Mi biblioteca fue creciendo desde los años de adolescencia. Acumular libros era como acumular experiencias. En la casa de una de mis tías, había lo que más se parecía a una biblioteca personal y yo, desde siempre, observaba fascinado aquellos estantes repletos, recorría los títulos leyéndolos en voz alta, como si pronunciara un conjuro. Aquel espacio era la iglesia de una religión a la cual podías apuntarte libremente, pero nadie te explicaba qué mandamientos debías seguir. Bastaba con leer y querer leer siempre más, porque un libro te llevaba a otro libro, y era un enorme placer descubrir los pasillos secretos entre los libros que tenías al alcance. Al igual que era un pasatiempo abrir cualquier volumen de una de las enciclopedias y leer al azar. Todavía no se había inventado Google y tenías que pasar muchas páginas para encontrar lo que buscabas; estaba el placer de perderte y de descubrir cosas inesperadas. La curiosidad podía prolongar la búsqueda mucho rato.
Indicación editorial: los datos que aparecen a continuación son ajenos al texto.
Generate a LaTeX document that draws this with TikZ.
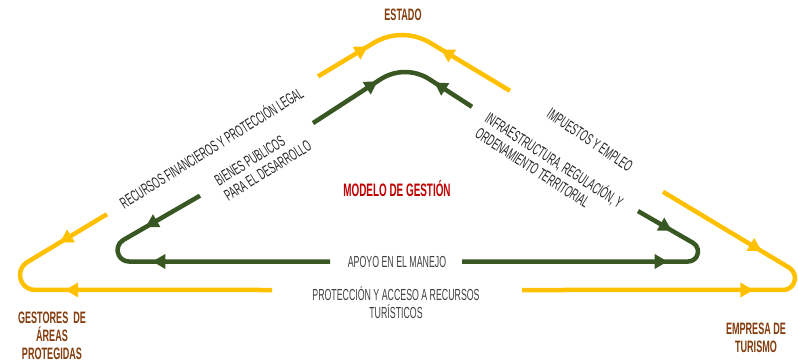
\documentclass[tikz,border=0pt]{standalone}
\usepackage{fontspec}
\setmainfont{Liberation Sans}[FakeStretch=0.55]
\usetikzlibrary{arrows.meta, decorations.markings}
\definecolor{Amarillo}{RGB}{255,192,0}
\definecolor{Verde}{RGB}{56,87,35}
\definecolor{Cafe}{RGB}{132,60,12}
\definecolor{Rojo}{RGB}{192,0,0}
\definecolor{Gris}{RGB}{64,64,64}

\begin{document}
\begin{tikzpicture}[
    x=1pt, y=-1pt,
    >={Triangle[length=13pt, width=14pt]},
    actor/.style={font=\bfseries\fontsize{16.5}{18}\selectfont, text=Cafe, align=center, inner sep=0pt},
    lbl/.style={font=\fontsize{16}{18}\selectfont, text=black!85, align=left, inner sep=0pt},
    flujo/.style 2 args={postaction={decorate}, decoration={markings,
        mark=at position #1 with {\arrow{>}},
        mark=at position #2 with {\arrowreversed{>}}}},
    ylw/.style={draw=Amarillo, line width=4.5pt},
    grn/.style={draw=Verde, line width=4.5pt}
]
\useasboundingbox (0,0) rectangle (798,361);

% actores
\node[actor] (estado) at (403,15) {ESTADO};
\node[actor] (gestores) at (52,336) {GESTORES\ \ DE\\ÁREAS\\PROTEGIDAS};
\node[actor] (empresa) at (756,338) {EMPRESA DE\\TURISMO};
\node[actor, text=Rojo, font=\bfseries\fontsize{18}{20}\selectfont] (modelo) at (397,189) {MODELO DE GESTIÓN};

% etiquetas
\node[lbl, text=Gris] (apoyo) at (397,262) {APOYO EN EL MANEJO};
\node[lbl, text=Gris, align=center] (proteccion) at (396,303) {PROTECCIÓN Y ACCESO A RECURSOS\\TURÍSTICOS};
\node[lbl, rotate=32] (recursos) at (211,147) {RECURSOS FINANCIEROS Y PROTECCIÓN LEGAL};
\node[lbl, rotate=32] (bienes) at (263,163) {BIENES PUBLICOS\\PARA EL DESARROLLO};
\node[lbl, rotate=-34] (impuestos) at (590,140) {IMPUESTOS Y EMPLEO};
\node[lbl, rotate=-33] (infra) at (550,167) {INFRAESTRUCTURA, REGULACIÓN, Y\\ORDENAMIENTO TERRITORIAL};

% flujo exterior (amarillo)
\coordinate (ya1) at (318,76.4);
\coordinate (ya2) at (373.7,42.9);
\coordinate (ya3) at (510,90.8);
\coordinate (yi1) at (107,214.2);
\coordinate (yi2) at (27.3,262.1);
\coordinate (yi3) at (272,290);
\coordinate (yd1) at (663,191.8);
\coordinate (yd2) at (789.2,267.7);
\coordinate (yd3) at (522,290);

\draw[ylw, flujo={58pt}{137pt}] (ya1) -- (ya2) arc[start angle=-121, end angle=-59, radius=55] -- (ya3);
\draw[ylw, flujo={55pt}{162pt}] (yi1) -- (yi2) arc[start angle=239, end angle=90, radius=15] -- (yi3);
\draw[ylw, flujo={115pt}{208pt}] (yd1) -- (yd2) arc[start angle=-59, end angle=90, radius=12] -- (yd3);

% flujo interior (verde)
\coordinate (va1) at (313,123.1);
\coordinate (va2) at (380.5,79.3);
\coordinate (va3) at (472,106.8);
\coordinate (vi1) at (200,195.7);
\coordinate (vi2) at (123.25,240.04);
\coordinate (vi3) at (330,261.5);
\coordinate (vd1) at (638,211.1);
\coordinate (vd2) at (693,242.84);
\coordinate (vd3) at (462,261.5);

\draw[grn, flujo={77pt}{138pt}] (va1) -- (va2) arc[start angle=-123, end angle=-57, radius=45] -- (va3);
\draw[grn, flujo={63pt}{142pt}] (vi1) -- (vi2) arc[start angle=240, end angle=90, radius=11.5] -- (vi3);
\draw[grn, flujo={39pt}{110pt}] (vd1) -- (vd2) arc[start angle=-60, end angle=90, radius=10] -- (vd3);

\end{tikzpicture}
\end{document}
Ortega y Gasset escribió que cada generación tiene su “histórica misión”, a veces incumplida. Desconozco qué misión tenemos (o teníamos) los que vinimos al mundo durante los sesenta, pero –huyendo de las solemnidades del pensador español– es evidente que nosotros fuimos los primeros (en la mayor parte de Europa occidental) en disfrutar un progreso material y moral que pretendía conjurar los males que habían devastado las generaciones precedentes. A pesar del miedo a la destrucción nuclear propia de la guerra fría y la crisis del petróleo de 1973, crecimos mecidos por una idea positiva del futuro, que estaba avalada por las expectativas favorables de crecimiento económico y por el acceso generalizado a los bienes de consumo. En este contexto, el ideal de la biblioteca personal se convirtió en una utopía factible y una manera de construir –proteger– la identidad individual. Una conquista pequeña pero estimable. Un refugio. Un ancla en la civilización.

Estoy condenado a preservar mis libros como el tesoro de un tiempo efímero que pareció eterno. Hasta que fallezca: en­tonces, todos estos papeles –que dan un sentido a mi vida– acabarán en manos del trapero.